→ Stored data
━━━━━━━━━━
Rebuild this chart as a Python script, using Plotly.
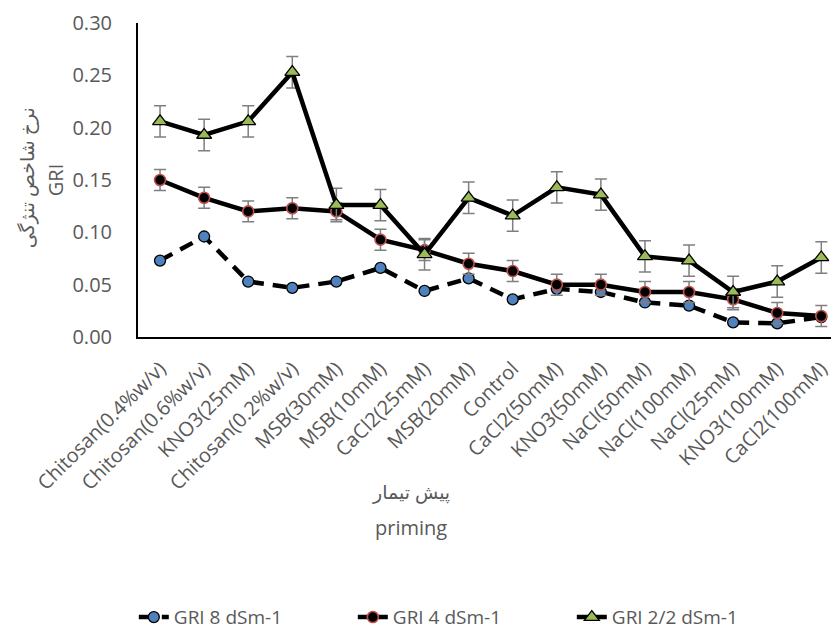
import plotly.graph_objects as go

# Priming treatments (x categories)
treatments = [
    "Chitosan(0.4%w/v)", "Chitosan(0.6%w/v)", "KNO3(25mM)", "Chitosan(0.2%w/v)",
    "MSB(30mM)", "MSB(10mM)", "CaCl2(25mM)", "MSB(20mM)", "Control",
    "CaCl2(50mM)", "KNO3(50mM)", "NaCl(50mM)", "NaCl(100mM)", "NaCl(25mM)",
    "KNO3(100mM)", "CaCl2(100mM)",
]

# GRI values per salinity level
gri_8 = [0.073, 0.096, 0.053, 0.047, 0.053, 0.066, 0.044, 0.056, 0.036,
         0.046, 0.043, 0.033, 0.030, 0.014, 0.013, 0.019]
gri_4 = [0.150, 0.133, 0.120, 0.123, 0.120, 0.093, 0.083, 0.070, 0.063,
         0.050, 0.050, 0.043, 0.043, 0.036, 0.023, 0.020]
gri_22 = [0.206, 0.193, 0.206, 0.253, 0.126, 0.126, 0.079, 0.133, 0.116,
          0.143, 0.136, 0.077, 0.073, 0.043, 0.053, 0.076]

# Standard errors
err_4 = [0.010, 0.010, 0.010, 0.010, 0.008, 0.010, 0.010, 0.010, 0.010,
         0.010, 0.010, 0.010, 0.010, 0.010, 0.010, 0.010]
err_22 = [0.015, 0.015, 0.015, 0.015, 0.016, 0.015, 0.015, 0.015, 0.015,
          0.015, 0.015, 0.015, 0.015, 0.015, 0.015, 0.015]

y_ticks = [0.00, 0.05, 0.10, 0.15, 0.20, 0.25, 0.30]

x_pos = list(range(len(treatments)))
grey = "#595959"
font_family = "Open Sans, DejaVu Sans, sans-serif"

fig = go.Figure()

fig.add_trace(go.Scatter(
    x=x_pos, y=gri_8, name="GRI 8 dSm-1", mode="lines+markers",
    line=dict(color="black", width=4.5, dash="14px,9px"),
    marker=dict(symbol="circle", size=11, color="#4F81BD",
                line=dict(color="black", width=1.3)),
    cliponaxis=False,
))

fig.add_trace(go.Scatter(
    x=x_pos, y=gri_4, name="GRI 4 dSm-1", mode="lines+markers",
    line=dict(color="black", width=4.5),
    marker=dict(symbol="circle", size=11, color="black",
                line=dict(color="#C0504D", width=1.6)),
    error_y=dict(type="data", array=err_4, visible=True,
                 color="#7F7F7F", thickness=1.5, width=6),
    cliponaxis=False,
))

fig.add_trace(go.Scatter(
    x=x_pos, y=gri_22, name="GRI 2/2 dSm-1", mode="lines+markers",
    line=dict(color="black", width=4.5),
    marker=dict(symbol="triangle-up", size=13, color="#9BBB59",
                line=dict(color="black", width=1.3)),
    error_y=dict(type="data", array=err_22, visible=True,
                 color="#7F7F7F", thickness=1.5, width=6),
    cliponaxis=False,
))


def px_x(px):
    return (px - 138) / 695


def px_y(py):
    return (337 - py) / 314


fig.update_layout(
    width=833, height=635,
    margin=dict(l=138, r=0, t=23, b=298),
    paper_bgcolor="white", plot_bgcolor="white",
    font=dict(family=font_family, color=grey, size=19),
    showlegend=True,
    legend=dict(
        orientation="h", xref="container", yref="container",
        x=0.555, xanchor="center", y=0.028, yanchor="middle",
        font=dict(size=19, color=grey),
        entrywidth=174, entrywidthmode="pixels",
        traceorder="normal",
    ),
    xaxis=dict(
        range=[-0.5, 15.22], tickmode="array", tickvals=x_pos,
        ticktext=treatments, tickangle=-45, showgrid=False, zeroline=False,
        showline=True, linecolor="black", linewidth=2, ticks="",
        ticklabelstandoff=10, ticklabeloverflow="allow",
        tickfont=dict(size=20, color=grey),
    ),
    yaxis=dict(
        range=[0, 0.30], tickmode="array", tickvals=y_ticks,
        tickformat=".2f", showgrid=False, zeroline=False,
        showline=True, linecolor="black", linewidth=2, ticks="",
        ticklabelstandoff=20,
        tickfont=dict(size=20, color=grey),
    ),
    annotations=[
        dict(text="پیش تیمار", xref="paper", yref="paper",
             x=px_x(412), y=px_y(492), xanchor="center", yanchor="middle",
             showarrow=False, font=dict(size=19, color=grey)),
        dict(text="priming", xref="paper", yref="paper",
             x=px_x(412), y=px_y(527), xanchor="center", yanchor="middle",
             showarrow=False, font=dict(size=20, color=grey)),
        dict(text="نرخ شاخص تنژگی", xref="paper", yref="paper",
             x=px_x(27), y=px_y(178), textangle=-90,
             xanchor="center", yanchor="middle",
             showarrow=False, font=dict(size=19, color=grey)),
        dict(text="GRI", xref="paper", yref="paper",
             x=px_x(55), y=px_y(180), textangle=-90,
             xanchor="center", yanchor="middle",
             showarrow=False, font=dict(size=20, color=grey)),
    ],
)

fig.write_html("out.html")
━━━━━━━━━━
→ Work instructions
Quote the full listing above word for word; exclude every picture from the copy.

→ The result
Rebuild this chart as a Python script, using Plotly.
import plotly.graph_objects as go

# Priming treatments (x categories)
treatments = [
    "Chitosan(0.4%w/v)", "Chitosan(0.6%w/v)", "KNO3(25mM)", "Chitosan(0.2%w/v)",
    "MSB(30mM)", "MSB(10mM)", "CaCl2(25mM)", "MSB(20mM)", "Control",
    "CaCl2(50mM)", "KNO3(50mM)", "NaCl(50mM)", "NaCl(100mM)", "NaCl(25mM)",
    "KNO3(100mM)", "CaCl2(100mM)",
]

# GRI values per salinity level
gri_8 = [0.073, 0.096, 0.053, 0.047, 0.053, 0.066, 0.044, 0.056, 0.036,
         0.046, 0.043, 0.033, 0.030, 0.014, 0.013, 0.019]
gri_4 = [0.150, 0.133, 0.120, 0.123, 0.120, 0.093, 0.083, 0.070, 0.063,
         0.050, 0.050, 0.043, 0.043, 0.036, 0.023, 0.020]
gri_22 = [0.206, 0.193, 0.206, 0.253, 0.126, 0.126, 0.079, 0.133, 0.116,
          0.143, 0.136, 0.077, 0.073, 0.043, 0.053, 0.076]

# Standard errors
err_4 = [0.010, 0.010, 0.010, 0.010, 0.008, 0.010, 0.010, 0.010, 0.010,
         0.010, 0.010, 0.010, 0.010, 0.010, 0.010, 0.010]
err_22 = [0.015, 0.015, 0.015, 0.015, 0.016, 0.015, 0.015, 0.015, 0.015,
          0.015, 0.015, 0.015, 0.015, 0.015, 0.015, 0.015]

y_ticks = [0.00, 0.05, 0.10, 0.15, 0.20, 0.25, 0.30]

x_pos = list(range(len(treatments)))
grey = "#595959"
font_family = "Open Sans, DejaVu Sans, sans-serif"

fig = go.Figure()

fig.add_trace(go.Scatter(
    x=x_pos, y=gri_8, name="GRI 8 dSm-1", mode="lines+markers",
    line=dict(color="black", width=4.5, dash="14px,9px"),
    marker=dict(symbol="circle", size=11, color="#4F81BD",
                line=dict(color="black", width=1.3)),
    cliponaxis=False,
))

fig.add_trace(go.Scatter(
    x=x_pos, y=gri_4, name="GRI 4 dSm-1", mode="lines+markers",
    line=dict(color="black", width=4.5),
    marker=dict(symbol="circle", size=11, color="black",
                line=dict(color="#C0504D", width=1.6)),
    error_y=dict(type="data", array=err_4, visible=True,
                 color="#7F7F7F", thickness=1.5, width=6),
    cliponaxis=False,
))

fig.add_trace(go.Scatter(
    x=x_pos, y=gri_22, name="GRI 2/2 dSm-1", mode="lines+markers",
    line=dict(color="black", width=4.5),
    marker=dict(symbol="triangle-up", size=13, color="#9BBB59",
                line=dict(color="black", width=1.3)),
    error_y=dict(type="data", array=err_22, visible=True,
                 color="#7F7F7F", thickness=1.5, width=6),
    cliponaxis=False,
))


def px_x(px):
    return (px - 138) / 695


def px_y(py):
    return (337 - py) / 314


fig.update_layout(
    width=833, height=635,
    margin=dict(l=138, r=0, t=23, b=298),
    paper_bgcolor="white", plot_bgcolor="white",
    font=dict(family=font_family, color=grey, size=19),
    showlegend=True,
    legend=dict(
        orientation="h", xref="container", yref="container",
        x=0.555, xanchor="center", y=0.028, yanchor="middle",
        font=dict(size=19, color=grey),
        entrywidth=174, entrywidthmode="pixels",
        traceorder="normal",
    ),
    xaxis=dict(
        range=[-0.5, 15.22], tickmode="array", tickvals=x_pos,
        ticktext=treatments, tickangle=-45, showgrid=False, zeroline=False,
        showline=True, linecolor="black", linewidth=2, ticks="",
        ticklabelstandoff=10, ticklabeloverflow="allow",
        tickfont=dict(size=20, color=grey),
    ),
    yaxis=dict(
        range=[0, 0.30], tickmode="array", tickvals=y_ticks,
        tickformat=".2f", showgrid=False, zeroline=False,
        showline=True, linecolor="black", linewidth=2, ticks="",
        ticklabelstandoff=20,
        tickfont=dict(size=20, color=grey),
    ),
    annotations=[
        dict(text="پیش تیمار", xref="paper", yref="paper",
             x=px_x(412), y=px_y(492), xanchor="center", yanchor="middle",
             showarrow=False, font=dict(size=19, color=grey)),
        dict(text="priming", xref="paper", yref="paper",
             x=px_x(412), y=px_y(527), xanchor="center", yanchor="middle",
             showarrow=False, font=dict(size=20, color=grey)),
        dict(text="نرخ شاخص تنژگی", xref="paper", yref="paper",
             x=px_x(27), y=px_y(178), textangle=-90,
             xanchor="center", yanchor="middle",
             showarrow=False, font=dict(size=19, color=grey)),
        dict(text="GRI", xref="paper", yref="paper",
             x=px_x(55), y=px_y(180), textangle=-90,
             xanchor="center", yanchor="middle",
             showarrow=False, font=dict(size=20, color=grey)),
    ],
)

fig.write_html("out.html")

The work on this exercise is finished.